YOUR INSTRUCTIONS: Print the lines beginning with the one that contains "Write the seaborn" and ending with the one that contains "from matplotlib.transforms import", exactly, both included, and no other lines.

SUPPLIED INFORMATION:
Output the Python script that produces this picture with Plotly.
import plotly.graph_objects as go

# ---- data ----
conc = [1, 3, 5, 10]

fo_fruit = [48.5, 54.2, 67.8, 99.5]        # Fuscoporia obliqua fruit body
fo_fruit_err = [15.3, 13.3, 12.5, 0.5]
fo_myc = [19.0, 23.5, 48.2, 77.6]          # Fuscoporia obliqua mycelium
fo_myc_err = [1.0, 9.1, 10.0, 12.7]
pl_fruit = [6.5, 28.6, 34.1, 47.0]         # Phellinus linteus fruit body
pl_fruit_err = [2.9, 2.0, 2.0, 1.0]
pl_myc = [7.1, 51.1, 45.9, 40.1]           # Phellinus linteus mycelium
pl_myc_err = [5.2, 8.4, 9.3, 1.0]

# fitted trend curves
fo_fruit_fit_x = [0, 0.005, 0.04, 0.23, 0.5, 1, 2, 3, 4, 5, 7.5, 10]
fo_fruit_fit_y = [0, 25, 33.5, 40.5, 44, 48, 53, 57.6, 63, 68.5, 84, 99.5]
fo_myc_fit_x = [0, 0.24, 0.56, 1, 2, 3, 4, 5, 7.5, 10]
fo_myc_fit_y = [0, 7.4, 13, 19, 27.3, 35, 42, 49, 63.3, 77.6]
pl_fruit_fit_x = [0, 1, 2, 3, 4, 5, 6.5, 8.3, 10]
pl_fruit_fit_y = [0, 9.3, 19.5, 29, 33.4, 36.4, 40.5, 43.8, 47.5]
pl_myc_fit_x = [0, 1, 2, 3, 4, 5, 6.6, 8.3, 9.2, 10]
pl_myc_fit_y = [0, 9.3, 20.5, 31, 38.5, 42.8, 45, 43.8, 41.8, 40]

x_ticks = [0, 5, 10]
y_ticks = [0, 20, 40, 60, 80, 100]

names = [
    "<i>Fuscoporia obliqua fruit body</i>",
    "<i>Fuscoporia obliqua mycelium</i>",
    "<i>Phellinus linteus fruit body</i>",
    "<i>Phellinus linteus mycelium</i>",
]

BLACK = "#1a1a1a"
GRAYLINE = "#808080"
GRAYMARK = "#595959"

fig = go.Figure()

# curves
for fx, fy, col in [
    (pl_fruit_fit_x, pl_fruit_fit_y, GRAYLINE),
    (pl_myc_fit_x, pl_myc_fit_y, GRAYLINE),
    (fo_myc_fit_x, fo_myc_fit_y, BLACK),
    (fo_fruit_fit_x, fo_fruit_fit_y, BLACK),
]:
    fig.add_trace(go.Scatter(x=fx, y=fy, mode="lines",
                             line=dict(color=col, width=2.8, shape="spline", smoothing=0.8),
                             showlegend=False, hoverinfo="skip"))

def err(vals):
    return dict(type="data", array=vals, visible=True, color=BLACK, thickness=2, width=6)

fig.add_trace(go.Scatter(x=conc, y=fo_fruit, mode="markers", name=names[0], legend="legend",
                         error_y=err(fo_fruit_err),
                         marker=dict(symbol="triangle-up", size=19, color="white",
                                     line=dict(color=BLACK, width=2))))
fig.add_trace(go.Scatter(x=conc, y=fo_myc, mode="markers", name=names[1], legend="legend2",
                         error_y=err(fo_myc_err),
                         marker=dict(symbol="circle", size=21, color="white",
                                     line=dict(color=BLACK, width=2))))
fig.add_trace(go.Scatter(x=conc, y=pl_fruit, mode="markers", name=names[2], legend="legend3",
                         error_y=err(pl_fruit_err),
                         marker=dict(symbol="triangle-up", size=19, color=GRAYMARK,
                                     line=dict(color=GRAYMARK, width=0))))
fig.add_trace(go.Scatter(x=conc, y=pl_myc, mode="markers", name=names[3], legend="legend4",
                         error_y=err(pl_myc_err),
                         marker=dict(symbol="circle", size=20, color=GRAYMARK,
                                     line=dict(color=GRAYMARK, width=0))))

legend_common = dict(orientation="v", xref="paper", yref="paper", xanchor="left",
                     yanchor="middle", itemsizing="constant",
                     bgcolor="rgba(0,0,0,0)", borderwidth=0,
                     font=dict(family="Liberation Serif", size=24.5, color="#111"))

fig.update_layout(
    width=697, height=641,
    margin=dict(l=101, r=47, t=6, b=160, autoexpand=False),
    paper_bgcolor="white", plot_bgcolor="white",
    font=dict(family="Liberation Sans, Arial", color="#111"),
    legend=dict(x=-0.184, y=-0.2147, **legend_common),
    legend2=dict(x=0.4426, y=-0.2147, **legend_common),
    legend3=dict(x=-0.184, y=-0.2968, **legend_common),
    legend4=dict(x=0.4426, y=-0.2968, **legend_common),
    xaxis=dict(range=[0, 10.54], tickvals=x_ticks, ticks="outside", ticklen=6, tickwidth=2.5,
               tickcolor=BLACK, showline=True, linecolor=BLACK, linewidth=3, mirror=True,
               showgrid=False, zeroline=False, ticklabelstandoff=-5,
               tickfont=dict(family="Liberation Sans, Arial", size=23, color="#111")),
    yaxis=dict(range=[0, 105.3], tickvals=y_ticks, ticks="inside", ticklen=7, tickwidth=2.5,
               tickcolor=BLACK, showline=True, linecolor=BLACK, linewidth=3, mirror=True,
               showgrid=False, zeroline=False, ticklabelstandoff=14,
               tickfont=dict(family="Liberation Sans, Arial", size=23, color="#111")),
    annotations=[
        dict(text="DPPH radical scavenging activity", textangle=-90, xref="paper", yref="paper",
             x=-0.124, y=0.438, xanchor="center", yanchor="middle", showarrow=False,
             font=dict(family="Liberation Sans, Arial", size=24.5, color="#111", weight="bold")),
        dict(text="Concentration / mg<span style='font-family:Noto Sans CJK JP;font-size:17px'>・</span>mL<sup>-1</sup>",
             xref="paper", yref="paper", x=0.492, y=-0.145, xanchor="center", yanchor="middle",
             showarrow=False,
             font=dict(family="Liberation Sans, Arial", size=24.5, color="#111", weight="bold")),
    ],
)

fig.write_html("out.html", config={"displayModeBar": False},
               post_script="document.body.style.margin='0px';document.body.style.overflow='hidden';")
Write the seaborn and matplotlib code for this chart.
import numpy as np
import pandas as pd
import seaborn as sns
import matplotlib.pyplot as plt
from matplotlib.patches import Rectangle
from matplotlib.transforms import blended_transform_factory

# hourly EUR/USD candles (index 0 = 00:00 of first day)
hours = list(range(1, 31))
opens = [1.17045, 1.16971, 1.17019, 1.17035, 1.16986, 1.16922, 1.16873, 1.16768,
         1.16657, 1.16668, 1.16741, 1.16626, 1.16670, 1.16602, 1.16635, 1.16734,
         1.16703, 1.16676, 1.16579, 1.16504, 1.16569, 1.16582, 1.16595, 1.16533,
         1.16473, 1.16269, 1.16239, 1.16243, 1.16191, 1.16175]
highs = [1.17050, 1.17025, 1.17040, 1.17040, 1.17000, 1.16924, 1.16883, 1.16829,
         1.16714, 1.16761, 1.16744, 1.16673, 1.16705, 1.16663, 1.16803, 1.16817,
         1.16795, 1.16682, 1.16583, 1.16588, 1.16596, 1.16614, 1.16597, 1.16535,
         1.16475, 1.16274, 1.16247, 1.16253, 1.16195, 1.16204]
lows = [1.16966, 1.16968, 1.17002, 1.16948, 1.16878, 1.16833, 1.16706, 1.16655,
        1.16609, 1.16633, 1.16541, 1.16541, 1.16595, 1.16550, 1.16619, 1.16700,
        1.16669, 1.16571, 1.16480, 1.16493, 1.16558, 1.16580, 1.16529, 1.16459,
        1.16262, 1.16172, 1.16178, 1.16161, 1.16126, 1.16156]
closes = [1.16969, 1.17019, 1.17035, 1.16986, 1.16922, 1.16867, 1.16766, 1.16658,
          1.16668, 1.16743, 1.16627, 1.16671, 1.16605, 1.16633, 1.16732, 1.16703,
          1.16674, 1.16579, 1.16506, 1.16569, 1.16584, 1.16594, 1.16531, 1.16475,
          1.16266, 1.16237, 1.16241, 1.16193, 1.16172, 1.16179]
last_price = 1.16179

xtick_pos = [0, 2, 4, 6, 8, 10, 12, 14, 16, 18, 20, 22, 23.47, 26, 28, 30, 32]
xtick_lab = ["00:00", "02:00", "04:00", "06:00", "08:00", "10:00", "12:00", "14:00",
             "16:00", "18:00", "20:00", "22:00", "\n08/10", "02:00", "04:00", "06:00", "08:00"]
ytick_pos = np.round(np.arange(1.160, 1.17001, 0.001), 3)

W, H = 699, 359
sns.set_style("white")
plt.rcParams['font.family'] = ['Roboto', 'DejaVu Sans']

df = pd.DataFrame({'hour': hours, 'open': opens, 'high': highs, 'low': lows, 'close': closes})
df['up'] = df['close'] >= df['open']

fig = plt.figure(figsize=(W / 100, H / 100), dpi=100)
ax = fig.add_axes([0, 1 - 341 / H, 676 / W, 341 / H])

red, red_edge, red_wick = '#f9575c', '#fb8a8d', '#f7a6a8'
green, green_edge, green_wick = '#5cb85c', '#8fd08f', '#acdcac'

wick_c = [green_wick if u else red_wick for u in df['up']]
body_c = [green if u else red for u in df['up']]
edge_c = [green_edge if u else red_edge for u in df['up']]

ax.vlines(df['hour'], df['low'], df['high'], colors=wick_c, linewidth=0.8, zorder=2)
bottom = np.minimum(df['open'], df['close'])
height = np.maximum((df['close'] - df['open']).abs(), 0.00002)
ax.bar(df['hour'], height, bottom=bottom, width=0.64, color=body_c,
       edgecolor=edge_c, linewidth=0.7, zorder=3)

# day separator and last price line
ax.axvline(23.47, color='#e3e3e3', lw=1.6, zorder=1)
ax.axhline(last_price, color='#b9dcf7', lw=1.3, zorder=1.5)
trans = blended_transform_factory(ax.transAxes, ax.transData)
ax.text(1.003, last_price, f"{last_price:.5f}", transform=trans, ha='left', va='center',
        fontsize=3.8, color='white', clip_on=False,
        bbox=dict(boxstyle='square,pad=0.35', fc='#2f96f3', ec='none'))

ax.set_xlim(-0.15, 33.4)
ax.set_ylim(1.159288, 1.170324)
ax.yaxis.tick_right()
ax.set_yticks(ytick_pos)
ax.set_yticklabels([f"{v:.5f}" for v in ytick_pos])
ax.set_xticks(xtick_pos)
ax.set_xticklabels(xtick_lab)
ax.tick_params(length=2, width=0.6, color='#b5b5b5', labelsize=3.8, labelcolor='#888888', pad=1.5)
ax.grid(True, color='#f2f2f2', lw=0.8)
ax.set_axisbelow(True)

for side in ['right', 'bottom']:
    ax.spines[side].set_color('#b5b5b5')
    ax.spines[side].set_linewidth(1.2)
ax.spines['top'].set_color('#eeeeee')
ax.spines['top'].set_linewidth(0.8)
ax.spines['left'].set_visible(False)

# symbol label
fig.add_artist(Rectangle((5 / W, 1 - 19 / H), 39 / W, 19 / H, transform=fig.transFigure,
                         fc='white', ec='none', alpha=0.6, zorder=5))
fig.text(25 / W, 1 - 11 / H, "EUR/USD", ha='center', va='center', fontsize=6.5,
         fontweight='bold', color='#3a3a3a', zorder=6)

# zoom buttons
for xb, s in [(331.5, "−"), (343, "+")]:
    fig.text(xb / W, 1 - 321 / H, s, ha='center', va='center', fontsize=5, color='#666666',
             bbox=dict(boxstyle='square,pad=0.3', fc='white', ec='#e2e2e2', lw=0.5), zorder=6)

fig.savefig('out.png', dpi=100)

RESPONSE FOR THIS EXERCISE:
Write the seaborn and matplotlib code for this chart.
import numpy as np
import pandas as pd
import seaborn as sns
import matplotlib.pyplot as plt
from matplotlib.patches import Rectangle
from matplotlib.transforms import blended_transform_factory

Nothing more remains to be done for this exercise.